I thought back to the hardships that the people of Vietnam had endured and knew that Cambodia had been involved in that. The Indochina war had been a sly and devious one and as such, soldiers regularly snuck across the border into Cambodia, to get a jump on the opposition. As such the fronts expanded into Cambodia and Laos.
But also, Cambodia had had it’s very own, unique bloody history with the dictator Pol Pots, the Killing Fields and S21 Death Prison. It seemed too much to bear, for a small country. All that death and misery. I started to pre-suppose that it must have had a negative effect on the Cambodia psyche, that continues until today.
And so I probably created my own truth, and immediately got a bad feeling when I arrived in the capital city. I must have been walking around under a cloud. I was overcharged for my tuk-tuk from the bus station to my hostel and then was given the dankest, smelliest room I’ve had on the whole trip. The pungent stench of rat urine, used to mark our their territory, filled my nostrils, to the point that I could taste it on my tongue. I could still taste it when I sat down to eat that evening but worse still, the restaurant seemed to be crawling with cockroaches when my meal arrived.
I began to wonder what fate was waiting for me around the next corner. Was I going to have my wallet stolen from me by a motorbike bag-snatcher in the street? Fall for one of the Cambodia tourist scams like so many have before me? Or maybe I’d just get drunk and lose my wallet or fall over or something?
I sensed I had brought this upon myself with my bad attitude and poor application of my new-found, temporary Confucius thought. Maybe I should have been practising Buddhism, as is the religion in Cambodia, I thought. But no, it was to Vietnam I owed the debt and I was dutybound to repay it. I could only think of one way to shake it off. To leave Phnom Penh quickly as I could. After 48 hours, a snatched visit to S21, a room change to a less smelly one and a few consolatory beers, I was on my way out of there and starting to feel better. How had it gone so wrong?
Siem Reap felt different. My tuk-tuk driver immediately accepted my offer of just $2 payment to take me to my hostel. In return for discount transport, he simply wanted to pitch at me a tour of the Temples of Angkor Wat.

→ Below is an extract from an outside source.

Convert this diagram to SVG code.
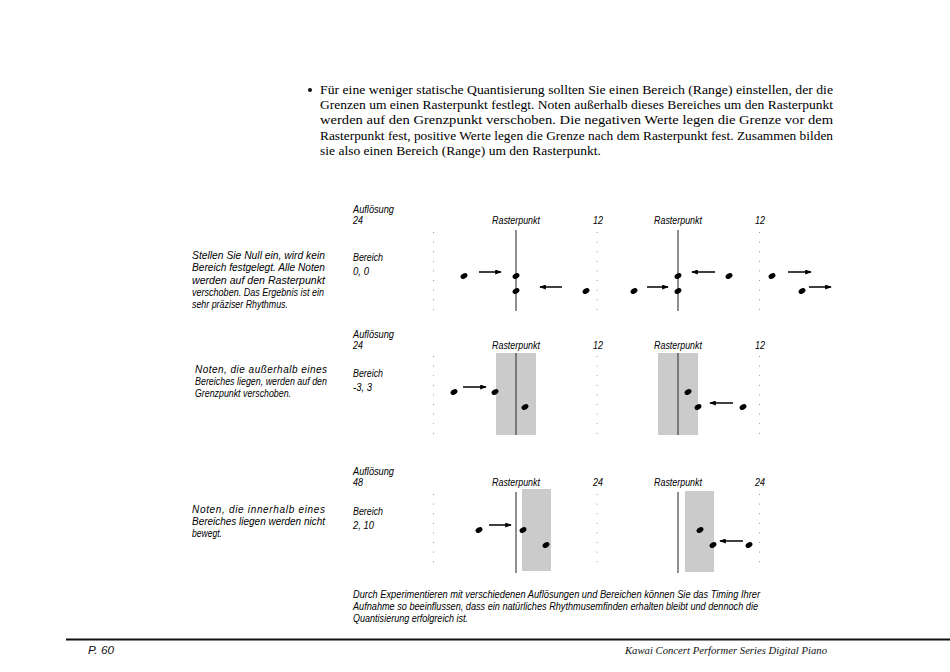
<svg xmlns="http://www.w3.org/2000/svg" width="950" height="672" viewBox="0 0 950 672">
<style>
.para{font-family:"Liberation Serif","DejaVu Serif",serif;font-size:12.5px;fill:#000}
.lab{font-family:"Liberation Sans Narrow","Arial Narrow","Liberation Sans","DejaVu Sans",sans-serif;font-style:italic;font-size:10.5px;fill:#000}
.side{font-family:"Liberation Sans Narrow","Arial Narrow","Liberation Sans","DejaVu Sans",sans-serif;font-style:italic;font-size:10px;fill:#000}
.dots{stroke:#999;stroke-width:1;stroke-dasharray:1 8.6;fill:none}
.grid{stroke:#444;stroke-width:1.2}
.range{fill:#cbcbcb}
.note{fill:#000}
.arr{stroke:#000;stroke-width:1.5;fill:none;marker-end:url(#ah)}
.foot{font-family:"Liberation Serif","DejaVu Serif",serif;font-style:italic;font-size:10.5px;fill:#111}
</style>
<defs>
<marker id="ah" viewBox="0 0 8 6" refX="7" refY="3" markerWidth="7" markerHeight="5" orient="auto" markerUnits="userSpaceOnUse"><path d="M0,0 L8,3 L0,6 z" fill="#000"/></marker>
<ellipse id="n" rx="3.7" ry="2.5" transform="rotate(-30)"/>
</defs>
<rect width="950" height="672" fill="#fff"/>

<g id="intro">
<circle cx="310" cy="90" r="2" fill="#111"/>
<text class="para" x="320" y="94" textLength="513" lengthAdjust="spacingAndGlyphs">Für eine weniger statische Quantisierung sollten Sie einen Bereich (Range) einstellen, der die</text>
<text class="para" x="320" y="109" textLength="513" lengthAdjust="spacingAndGlyphs">Grenzen um einen Rasterpunkt festlegt.  Noten außerhalb dieses Bereiches um den Rasterpunkt</text>
<text class="para" x="320" y="124" textLength="513" lengthAdjust="spacingAndGlyphs">werden auf den Grenzpunkt verschoben.  Die negativen Werte legen die Grenze vor dem</text>
<text class="para" x="320" y="139.5" textLength="513" lengthAdjust="spacingAndGlyphs">Rasterpunkt fest, positive Werte legen die Grenze nach dem Rasterpunkt fest. Zusammen bilden</text>
<text class="para" x="320" y="155" textLength="281" lengthAdjust="spacingAndGlyphs">sie also einen Bereich (Range) um den Rasterpunkt.</text>
</g>

<!-- Row 1 -->
<g id="row1-text">
<text class="side" x="192" y="259" textLength="133" lengthAdjust="spacingAndGlyphs">Stellen Sie Null ein, wird kein</text>
<text class="side" x="192" y="271" textLength="133" lengthAdjust="spacingAndGlyphs">Bereich festgelegt. Alle Noten</text>
<text class="side" x="192" y="284" textLength="133" lengthAdjust="spacingAndGlyphs">werden auf den Rasterpunkt</text>
<text class="side" x="192" y="296" textLength="132" lengthAdjust="spacingAndGlyphs">verschoben. Das Ergebnis ist ein</text>
<text class="side" x="192" y="308" textLength="96" lengthAdjust="spacingAndGlyphs">sehr präziser Rhythmus.</text>
</g>
<g id="row1-labels">
<text class="lab" x="353" y="213" textLength="41" lengthAdjust="spacingAndGlyphs">Auflösung</text>
<text class="lab" x="353" y="224" textLength="10" lengthAdjust="spacingAndGlyphs">24</text>
<text class="lab" x="353" y="261" textLength="30" lengthAdjust="spacingAndGlyphs">Bereich</text>
<text class="lab" x="353" y="275" textLength="16" lengthAdjust="spacingAndGlyphs">0, 0</text>
<text class="lab" x="516" y="224" text-anchor="middle" textLength="48" lengthAdjust="spacingAndGlyphs">Rasterpunkt</text>
<text class="lab" x="598" y="224" text-anchor="middle" textLength="10" lengthAdjust="spacingAndGlyphs">12</text>
<text class="lab" x="678" y="224" text-anchor="middle" textLength="48" lengthAdjust="spacingAndGlyphs">Rasterpunkt</text>
<text class="lab" x="760" y="224" text-anchor="middle" textLength="10" lengthAdjust="spacingAndGlyphs">12</text>
</g>
<g id="row1-grid">
<line class="dots" x1="433.5" y1="232" x2="433.5" y2="310"/>
<line class="dots" x1="597" y1="232" x2="597" y2="310"/>
<line class="dots" x1="759.5" y1="232" x2="759.5" y2="310"/>
<line class="grid" x1="516" y1="230" x2="516" y2="311"/>
<line class="grid" x1="678" y1="230" x2="678" y2="311"/>
</g>
<g id="row1-notes" class="note">
<use href="#n" transform="translate(464,276)"/>
<use href="#n" transform="translate(516,276)"/>
<use href="#n" transform="translate(516,291)"/>
<use href="#n" transform="translate(586,291)"/>
<use href="#n" transform="translate(634,291)"/>
<use href="#n" transform="translate(678,276)"/>
<use href="#n" transform="translate(678,291)"/>
<use href="#n" transform="translate(729,276)"/>
<use href="#n" transform="translate(772,276)"/>
<use href="#n" transform="translate(802,291)"/>
</g>

<!-- Row 2 -->
<g id="row2-text">
<text class="side" x="195" y="373" textLength="132" lengthAdjust="spacing">Noten, die außerhalb eines</text>
<text class="side" x="195" y="385" textLength="132" lengthAdjust="spacingAndGlyphs">Bereiches liegen, werden auf den</text>
<text class="side" x="195" y="397" textLength="96" lengthAdjust="spacingAndGlyphs">Grenzpunkt verschoben.</text>
</g>
<g id="row2-labels">
<text class="lab" x="353" y="338" textLength="41" lengthAdjust="spacingAndGlyphs">Auflösung</text>
<text class="lab" x="353" y="349" textLength="10" lengthAdjust="spacingAndGlyphs">24</text>
<text class="lab" x="353" y="377" textLength="30" lengthAdjust="spacingAndGlyphs">Bereich</text>
<text class="lab" x="353" y="391" textLength="19" lengthAdjust="spacingAndGlyphs">-3, 3</text>
<text class="lab" x="516" y="349" text-anchor="middle" textLength="48" lengthAdjust="spacingAndGlyphs">Rasterpunkt</text>
<text class="lab" x="598" y="349" text-anchor="middle" textLength="10" lengthAdjust="spacingAndGlyphs">12</text>
<text class="lab" x="678" y="349" text-anchor="middle" textLength="48" lengthAdjust="spacingAndGlyphs">Rasterpunkt</text>
<text class="lab" x="760" y="349" text-anchor="middle" textLength="10" lengthAdjust="spacingAndGlyphs">12</text>
</g>
<g id="row2-grid">
<rect class="range" x="496" y="353" width="40" height="82"/>
<rect class="range" x="658" y="353" width="40" height="82"/>
<line class="dots" x1="433.5" y1="356" x2="433.5" y2="434"/>
<line class="dots" x1="597" y1="356" x2="597" y2="434"/>
<line class="dots" x1="759.5" y1="356" x2="759.5" y2="434"/>
<line class="grid" x1="516" y1="353" x2="516" y2="435"/>
<line class="grid" x1="678" y1="353" x2="678" y2="435"/>
</g>
<g id="row2-notes" class="note">
<use href="#n" transform="translate(454,392)"/>
<use href="#n" transform="translate(495,392)"/>
<use href="#n" transform="translate(525,407)"/>
<use href="#n" transform="translate(688,392)"/>
<use href="#n" transform="translate(698,407)"/>
<use href="#n" transform="translate(743,407)"/>
</g>

<!-- Row 3 -->
<g id="row3-text">
<text class="side" x="192" y="513" textLength="133" lengthAdjust="spacing">Noten, die innerhalb eines</text>
<text class="side" x="192" y="525" textLength="133" lengthAdjust="spacingAndGlyphs">Bereiches liegen werden nicht</text>
<text class="side" x="192" y="537" textLength="30" lengthAdjust="spacingAndGlyphs">bewegt.</text>
</g>
<g id="row3-labels">
<text class="lab" x="353" y="475" textLength="41" lengthAdjust="spacingAndGlyphs">Auflösung</text>
<text class="lab" x="353" y="486" textLength="10" lengthAdjust="spacingAndGlyphs">48</text>
<text class="lab" x="353" y="515" textLength="30" lengthAdjust="spacingAndGlyphs">Bereich</text>
<text class="lab" x="353" y="529" textLength="21" lengthAdjust="spacingAndGlyphs">2, 10</text>
<text class="lab" x="516" y="486" text-anchor="middle" textLength="48" lengthAdjust="spacingAndGlyphs">Rasterpunkt</text>
<text class="lab" x="598" y="486" text-anchor="middle" textLength="10" lengthAdjust="spacingAndGlyphs">24</text>
<text class="lab" x="678" y="486" text-anchor="middle" textLength="48" lengthAdjust="spacingAndGlyphs">Rasterpunkt</text>
<text class="lab" x="760" y="486" text-anchor="middle" textLength="10" lengthAdjust="spacingAndGlyphs">24</text>
</g>
<g id="row3-grid">
<rect class="range" x="522" y="489" width="29" height="82"/>
<rect class="range" x="685" y="491" width="29" height="81"/>
<line class="dots" x1="433.5" y1="494" x2="433.5" y2="571"/>
<line class="dots" x1="597" y1="494" x2="597" y2="571"/>
<line class="dots" x1="759.5" y1="494" x2="759.5" y2="571"/>
<line class="grid" x1="516" y1="492" x2="516" y2="573"/>
<line class="grid" x1="678" y1="492" x2="678" y2="573"/>
</g>
<g id="row3-notes" class="note">
<use href="#n" transform="translate(479,530)"/>
<use href="#n" transform="translate(523,530)"/>
<use href="#n" transform="translate(546,545)"/>
<use href="#n" transform="translate(700,530)"/>
<use href="#n" transform="translate(713,545)"/>
<use href="#n" transform="translate(749,545)"/>
</g>

<g id="connectors">
<line class="arr" x1="479" y1="272" x2="501" y2="272"/>
<line class="arr" x1="562" y1="287" x2="540" y2="287"/>
<line class="arr" x1="647" y1="287" x2="668" y2="287"/>
<line class="arr" x1="715" y1="272" x2="692" y2="272"/>
<line class="arr" x1="788" y1="272" x2="811" y2="272"/>
<line class="arr" x1="809" y1="287" x2="831" y2="287"/>
<line class="arr" x1="463" y1="387" x2="486" y2="387"/>
<line class="arr" x1="733" y1="403" x2="710" y2="403"/>
<line class="arr" x1="489" y1="525" x2="511" y2="525"/>
<line class="arr" x1="743" y1="541" x2="720" y2="541"/>
</g>

<g id="summary">
<text class="side" x="353" y="598" textLength="407" lengthAdjust="spacingAndGlyphs">Durch Experimentieren mit verschiedenen Auflösungen und Bereichen können Sie das Timing Ihrer</text>
<text class="side" x="353" y="610" textLength="405" lengthAdjust="spacingAndGlyphs">Aufnahme so beeinflussen, dass ein natürliches Rhythmusemfinden erhalten bleibt und dennoch die</text>
<text class="side" x="353" y="622" textLength="115" lengthAdjust="spacingAndGlyphs">Quantisierung erfolgreich ist.</text>
</g>

<g id="footer">
<line x1="66" y1="639.5" x2="950" y2="639.5" stroke="#111" stroke-width="2"/>
<text x="88" y="654" font-family="Liberation Sans Narrow, Arial Narrow, Liberation Sans, sans-serif" font-style="italic" font-size="10.5" fill="#111" textLength="26" lengthAdjust="spacingAndGlyphs">P. 60</text>
<text class="foot" x="625" y="654" textLength="202" lengthAdjust="spacingAndGlyphs">Kawai Concert Performer Series Digital Piano</text>
</g>
</svg>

Generally, I don’t like being sold to but I liked the polite manner and humble face of Ny, my tuk-tuk driver. I didn’t want to book a tour the moment I’d stepped off the bus though, so I said I’d take Mr Ny’s phone number and call him when I was ready to talk about it. He seemed disappointed by that. If you’ve ever worked selling a product, you’ll understand why – people rarely come back to you, even when they say they will.
I looked Mr Ny’s tuk-tuk over, as we got out at our hostel – the excellent, modern Onederz hostel in Siem Reap. His bike was an old thing, a bit ragged round the edges. It was clear that it had been well taken care of and that it why the thing was still running but it’s days were surely numbered. I sensed that a humble guy like Mr Ny, was unlikely to the biggest earner in Siem Reap but that is not why I made good on my promise and called him. It was because I liked him. He hadn’t done me for $5 like the guy in Phnom Penh. He was an honest guy and wanted to do things right.
Angkor Wat at dawn is a spiritual experience. I don’t know if I’ve ever taken such a serene photograph, as I did that morning, as I walked amongst the monkeys foraging for scraps, in the shadows of the mighty temples. Cambodia paid out in the end. Maybe that means I now have to become a Buddhist for Thailand?